If the condition is left untreated during this time, the symptoms on the skin often go away and develop into a chronic or late stage. The disease continues and, in addition to skin conditions, can also cause unspecific complaints to the joints, the heart and the nervous system. Diagnosis at this stage is sometimes difficult and some damage caused by the infection can be permanent. Therefore, prompt diagnosis and treatment for Lyme disease is particularly important!
Since the antibodies are often not detectable in the blood at the outset - even if the disease is active – a medical check is particularly important. It is extremely helpful if the patient can recall any tick bites from the last few weeks. In the case of erythema migrans, a diagnosis of the infection can be made by a dermatologist or family doctor without further tests. Additional examinations are possible, but treatment is usually started immediately. An infection can be detected in the blood after a few weeks. Our defence cells form antibodies against the bacteria that can be detected. It is important to note that there may be a certain window of time between the appearance of erythema migrans and the detectability of antibodies. In certain cases, the antibody values in the blood can be used to see whether there is a new or a past infection. It is important to clarify the symptoms here, as the antibodies can be elevated for many months after successful treatment.
After walking or being outdoors, you and family members should meticulously check for ticks. If you find a tick, it is important to carefully remove it.
A tick sticking to the skin should be grasped as close as possible to the site of the bite with the help of tweezers and removed by pulling. Other methods, e.g., with oil as a "lubricant" and other substances are not recommended, because the tick should never be crushed in order to avoid the release of any germs.
The area must be thoroughly disinfected, and close attention must be paid for any signs of erythema migrans. This red rash on the skin usually only appears after 2-6 weeks. A prophylactic antibiotic intake is initially not advisable or recommended.
Lyme disease can cause severe consequential damage. It is therefore important to diagnose and treat the disease as promptly as possible. In many cases, the disease can be effectively treated and as a rule the patient is cured without any long-lasting negative effects.

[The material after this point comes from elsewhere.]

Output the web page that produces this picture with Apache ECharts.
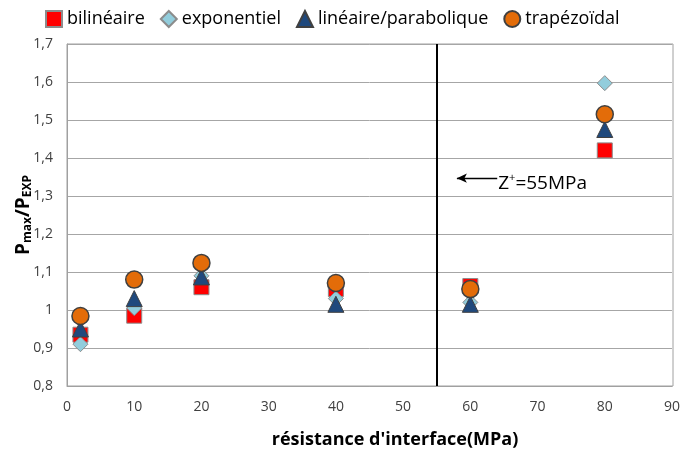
<!DOCTYPE html>
<html><head><meta charset="utf-8">
<script src="https://cdn.jsdelivr.net/npm/echarts@6/dist/echarts.min.js"></script>
<style>html,body{margin:0;padding:0;background:#fff}#c{width:683px;height:458px}</style>
</head><body><div id="c"></div>
<script>
const xValues = [2, 10, 20, 40, 60, 80];
const bilineaire = [0.935, 0.985, 1.06, 1.055, 1.063, 1.42];
const exponentiel = [0.91, 1.005, 1.09, 1.03, 1.02, 1.597];
const lineaireParabolique = [0.95, 1.03, 1.087, 1.015, 1.015, 1.475];
const trapezoidal = [0.984, 1.08, 1.124, 1.071, 1.055, 1.515];
const seriesNames = ['bilinéaire', 'exponentiel', 'linéaire/parabolique', 'trapézoïdal'];
const zLine = 55;
const arrowY = 1.347;
const arrowFrom = 64, arrowTo = 58;

const FONT = 'Open Sans';
const chart = echarts.init(document.getElementById('c'));
const pairs = arr => xValues.map((x, i) => [x, arr[i]]);

const option = {
  animation: false,
  textStyle: { fontFamily: FONT },
  grid: { left: 67, right: 10, top: 44, bottom: 72, containLabel: false },
  legend: {
    top: 5, left: 40,
    itemWidth: 16, itemHeight: 16, itemGap: 15,
    textStyle: { fontSize: 18, color: '#000', fontFamily: FONT },
    data: seriesNames
  },
  xAxis: {
    type: 'value', min: 0, max: 90, interval: 10,
    axisLine: { show: true, lineStyle: { color: '#a0a0a0' } },
    axisTick: { show: false },
    axisLabel: { fontSize: 14, color: '#404040', margin: 14, fontFamily: FONT },
    splitLine: { show: false }
  },
  yAxis: {
    type: 'value', min: 0.8, max: 1.7, interval: 0.1,
    axisLine: { show: true, lineStyle: { color: '#a0a0a0' } },
    axisTick: { show: false },
    axisLabel: { fontSize: 14, color: '#404040', margin: 14, fontFamily: FONT,
      formatter: v => (Math.round(v * 10) / 10).toString().replace('.', ',') },
    splitLine: { show: true, lineStyle: { color: '#a6a6a6', width: 1 } }
  },
  graphic: [
    { type: 'rect', shape: { x: 67, y: 44, width: 606, height: 342 }, style: { fill: 'none', stroke: '#a0a0a0', lineWidth: 1 }, silent: true, z: 0 },
    { type: 'text', x: 395, y: 440, style: { text: "résistance d'interface(MPa)", font: 'bold 18px "Open Sans"', fill: '#000', align: 'center', verticalAlign: 'middle' } },
    { type: 'text', x: 24, y: 215, rotation: Math.PI / 2,
      style: {
        text: '{b|P}{s|max}{b|/P}{s|EXP}',
        align: 'center', verticalAlign: 'middle',
        rich: {
          b: { fontSize: 19, fontWeight: 'bold', fontFamily: FONT, fill: '#000' },
          s: { fontSize: 12, fontWeight: 'bold', fontFamily: FONT, fill: '#000', verticalAlign: 'bottom', padding: [8, 0, 0, 0] }
        }
      } }
  ],
  series: [
    { name: seriesNames[0], type: 'scatter', symbol: 'rect', symbolSize: 15, data: pairs(bilineaire),
      itemStyle: { color: '#ff0000', borderColor: '#8c8c8c', borderWidth: 1, opacity: 1 },
      markLine: {
        silent: true, symbol: ['none', 'none'], animation: false,
        lineStyle: { color: '#000', width: 2, type: 'solid' }, label: { show: false },
        data: [{ xAxis: zLine }]
      }
    },
    { name: seriesNames[1], type: 'scatter', symbol: 'diamond', symbolSize: [15, 15], data: pairs(exponentiel),
      itemStyle: { color: '#92cddc', borderColor: '#8c8c8c', borderWidth: 1, opacity: 1 },
      markLine: {
        silent: true, symbol: ['none', 'arrow'], symbolSize: [7, 10], animation: false,
        lineStyle: { color: '#000', width: 1.3, type: 'solid' }, label: { show: false },
        data: [[{ coord: [arrowFrom, arrowY] }, { coord: [arrowTo, arrowY] }]]
      }
    },
    { name: seriesNames[2], type: 'scatter', symbol: 'triangle', symbolSize: [16, 16], data: pairs(lineaireParabolique),
      itemStyle: { color: '#1f497d', borderColor: '#404040', borderWidth: 1, opacity: 1 } },
    { name: seriesNames[3], type: 'scatter', symbol: 'circle', symbolSize: 17, data: pairs(trapezoidal),
      itemStyle: { color: '#e36c09', borderColor: '#404040', borderWidth: 1.5, opacity: 1 } }
  ]
};
chart.setOption(option);
const p = chart.convertToPixel({ gridIndex: 0 }, [arrowFrom, arrowY]);
chart.setOption({ graphic: option.graphic.concat([
  { type: 'text', x: p[0] + 1, y: p[1] + 5, style: {
      text: 'Z{sup|+}=55MPa', align: 'left', verticalAlign: 'middle',
      font: '19px "Open Sans"', fill: '#000',
      rich: { sup: { fontSize: 11, fontFamily: FONT, fill: '#000', verticalAlign: 'top', padding: [0, 0, 10, 0] } }
    } }
]) });
</script>
</body></html>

In contrast to the viral TBE (early summer meningoencephalitis), which is also transmitted by ticks, there is currently no approved vaccination for Lyme disease. TBE is endemic in Austria and it is recommended to vaccinate against it. The best way to do this is to contact your family doctor or general practitioner.
If Lyme disease is suspected, a dermatologist or family doctor should be consulted to diagnose the disease and begin treatment. Antibiotic treatment is usually prescribed. In the first stage, the current recommendation is to take the medication for three weeks. In advanced stages of the disease, treatment is individually devised, and antibiotics are often given for significantly longer and sometimes even in the form of injections.
Treatment for borreliosis is very individual. Certain antibiotics can cause photosensitivity and should not be used in pregnant women and children. It is important that the disease is treated for a long enough time and with the correct dosage.